**Written problem**
From the listing below, pull out every line where the string "this" appears.

BEGIN Recorded information

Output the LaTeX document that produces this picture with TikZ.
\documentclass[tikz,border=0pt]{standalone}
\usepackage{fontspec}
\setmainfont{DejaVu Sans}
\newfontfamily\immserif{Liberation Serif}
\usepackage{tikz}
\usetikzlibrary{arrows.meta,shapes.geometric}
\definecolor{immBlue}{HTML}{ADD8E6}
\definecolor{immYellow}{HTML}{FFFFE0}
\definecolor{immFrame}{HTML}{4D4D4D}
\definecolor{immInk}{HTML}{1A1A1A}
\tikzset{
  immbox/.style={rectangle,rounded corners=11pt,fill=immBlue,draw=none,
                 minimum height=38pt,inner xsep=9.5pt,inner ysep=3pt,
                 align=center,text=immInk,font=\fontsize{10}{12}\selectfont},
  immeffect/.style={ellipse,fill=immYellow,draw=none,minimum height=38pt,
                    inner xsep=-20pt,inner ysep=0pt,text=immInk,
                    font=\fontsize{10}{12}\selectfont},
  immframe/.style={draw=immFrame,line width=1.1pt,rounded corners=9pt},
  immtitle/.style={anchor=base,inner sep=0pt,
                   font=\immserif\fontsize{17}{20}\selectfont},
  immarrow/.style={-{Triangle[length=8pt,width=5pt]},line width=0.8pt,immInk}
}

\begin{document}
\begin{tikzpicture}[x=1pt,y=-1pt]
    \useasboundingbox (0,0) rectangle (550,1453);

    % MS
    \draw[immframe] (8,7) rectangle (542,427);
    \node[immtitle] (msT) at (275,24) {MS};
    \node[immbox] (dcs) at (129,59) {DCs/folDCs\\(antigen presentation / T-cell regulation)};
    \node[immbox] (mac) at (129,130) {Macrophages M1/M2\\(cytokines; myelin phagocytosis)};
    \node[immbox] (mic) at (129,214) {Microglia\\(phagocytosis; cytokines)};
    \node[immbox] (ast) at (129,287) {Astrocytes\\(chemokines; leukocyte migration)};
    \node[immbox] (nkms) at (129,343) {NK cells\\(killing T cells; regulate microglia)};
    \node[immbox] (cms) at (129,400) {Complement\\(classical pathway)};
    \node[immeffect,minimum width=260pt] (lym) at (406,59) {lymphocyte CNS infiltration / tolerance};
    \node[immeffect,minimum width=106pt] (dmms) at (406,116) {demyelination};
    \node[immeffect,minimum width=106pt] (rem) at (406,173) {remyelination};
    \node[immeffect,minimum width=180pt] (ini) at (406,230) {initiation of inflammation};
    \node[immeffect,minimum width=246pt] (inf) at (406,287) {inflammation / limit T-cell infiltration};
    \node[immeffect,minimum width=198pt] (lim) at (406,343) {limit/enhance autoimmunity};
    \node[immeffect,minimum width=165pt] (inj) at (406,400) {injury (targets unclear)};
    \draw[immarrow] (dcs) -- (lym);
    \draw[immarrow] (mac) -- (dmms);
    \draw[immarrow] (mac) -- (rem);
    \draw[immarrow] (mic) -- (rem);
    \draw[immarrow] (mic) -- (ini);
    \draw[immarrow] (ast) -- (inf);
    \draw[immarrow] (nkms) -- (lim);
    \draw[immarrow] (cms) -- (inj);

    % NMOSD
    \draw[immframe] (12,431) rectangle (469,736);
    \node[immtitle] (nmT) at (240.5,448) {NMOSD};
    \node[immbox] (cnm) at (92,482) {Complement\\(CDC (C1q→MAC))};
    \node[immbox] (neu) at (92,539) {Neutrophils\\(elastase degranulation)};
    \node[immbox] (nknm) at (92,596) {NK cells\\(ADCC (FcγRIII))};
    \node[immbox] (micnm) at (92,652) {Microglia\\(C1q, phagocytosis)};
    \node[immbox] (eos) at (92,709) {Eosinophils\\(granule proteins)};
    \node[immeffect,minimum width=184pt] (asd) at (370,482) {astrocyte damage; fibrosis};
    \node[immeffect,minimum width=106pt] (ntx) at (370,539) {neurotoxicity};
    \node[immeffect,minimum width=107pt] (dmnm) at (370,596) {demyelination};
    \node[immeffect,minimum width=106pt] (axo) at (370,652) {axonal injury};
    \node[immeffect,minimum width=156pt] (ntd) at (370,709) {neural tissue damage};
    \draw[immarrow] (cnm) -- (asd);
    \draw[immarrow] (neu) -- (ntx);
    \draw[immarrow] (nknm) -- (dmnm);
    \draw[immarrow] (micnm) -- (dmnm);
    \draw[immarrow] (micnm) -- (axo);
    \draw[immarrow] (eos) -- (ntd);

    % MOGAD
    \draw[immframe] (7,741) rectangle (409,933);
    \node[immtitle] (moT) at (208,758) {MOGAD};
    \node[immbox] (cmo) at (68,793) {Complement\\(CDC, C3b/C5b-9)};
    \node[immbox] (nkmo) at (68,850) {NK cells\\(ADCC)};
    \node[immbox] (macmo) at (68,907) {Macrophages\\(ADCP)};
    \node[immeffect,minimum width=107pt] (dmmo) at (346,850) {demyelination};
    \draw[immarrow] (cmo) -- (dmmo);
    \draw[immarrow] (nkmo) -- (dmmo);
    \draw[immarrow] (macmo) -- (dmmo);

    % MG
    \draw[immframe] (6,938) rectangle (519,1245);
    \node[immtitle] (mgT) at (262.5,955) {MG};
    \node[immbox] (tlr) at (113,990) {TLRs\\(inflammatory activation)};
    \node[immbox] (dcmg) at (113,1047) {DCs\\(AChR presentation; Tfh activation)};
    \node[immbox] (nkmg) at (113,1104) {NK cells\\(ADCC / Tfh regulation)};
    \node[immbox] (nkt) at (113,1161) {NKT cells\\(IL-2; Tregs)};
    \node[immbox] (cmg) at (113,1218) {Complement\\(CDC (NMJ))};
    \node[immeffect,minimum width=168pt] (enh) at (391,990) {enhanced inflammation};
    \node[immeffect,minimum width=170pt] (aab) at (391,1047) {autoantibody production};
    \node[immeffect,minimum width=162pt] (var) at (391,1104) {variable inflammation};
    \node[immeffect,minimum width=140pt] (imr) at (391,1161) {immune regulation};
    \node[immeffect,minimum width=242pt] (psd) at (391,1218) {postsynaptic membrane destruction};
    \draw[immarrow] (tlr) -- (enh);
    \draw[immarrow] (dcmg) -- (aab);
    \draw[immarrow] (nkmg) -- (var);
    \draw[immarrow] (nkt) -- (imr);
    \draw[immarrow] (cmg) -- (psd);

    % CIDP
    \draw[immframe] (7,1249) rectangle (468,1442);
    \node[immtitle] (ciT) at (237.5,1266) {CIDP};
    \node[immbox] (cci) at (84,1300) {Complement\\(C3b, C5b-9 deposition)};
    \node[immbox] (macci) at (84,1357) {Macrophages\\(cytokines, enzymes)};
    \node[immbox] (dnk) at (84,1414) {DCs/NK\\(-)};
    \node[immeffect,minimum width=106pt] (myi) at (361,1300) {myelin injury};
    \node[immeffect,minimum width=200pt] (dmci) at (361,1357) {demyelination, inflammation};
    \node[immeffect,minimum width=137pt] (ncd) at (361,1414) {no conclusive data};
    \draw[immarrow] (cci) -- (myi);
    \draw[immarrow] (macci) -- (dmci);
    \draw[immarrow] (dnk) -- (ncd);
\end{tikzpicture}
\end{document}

END Recorded information
BEGIN Recorded information

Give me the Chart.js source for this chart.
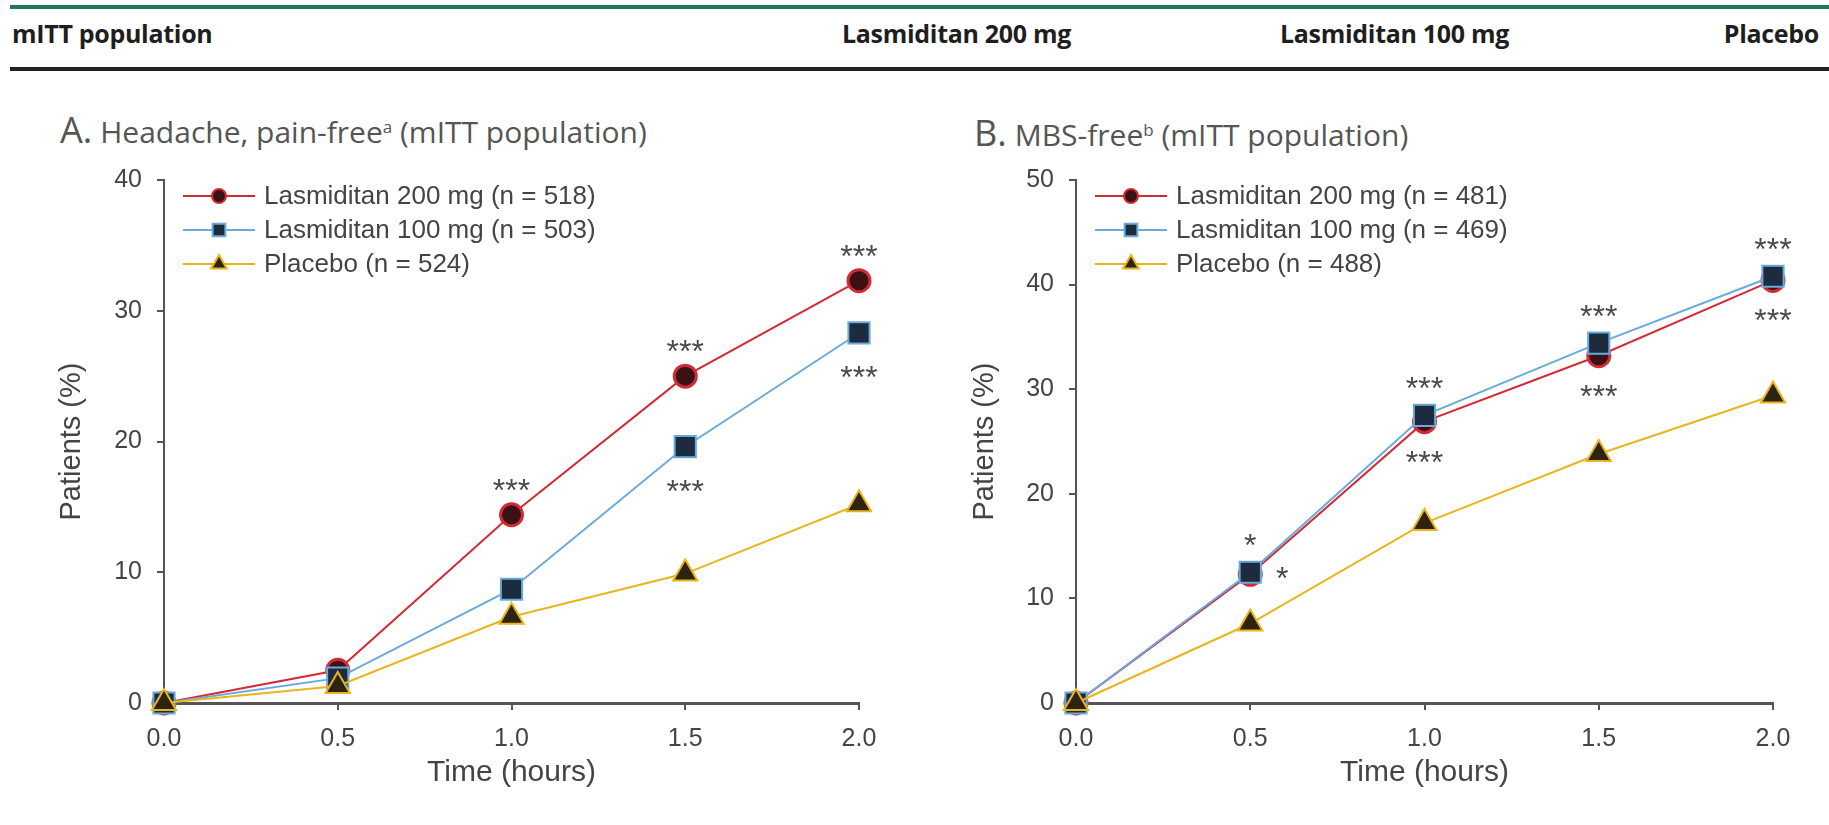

END Recorded information

**The response**
Output the LaTeX document that produces this picture with TikZ.
Give me the Chart.js source for this chart.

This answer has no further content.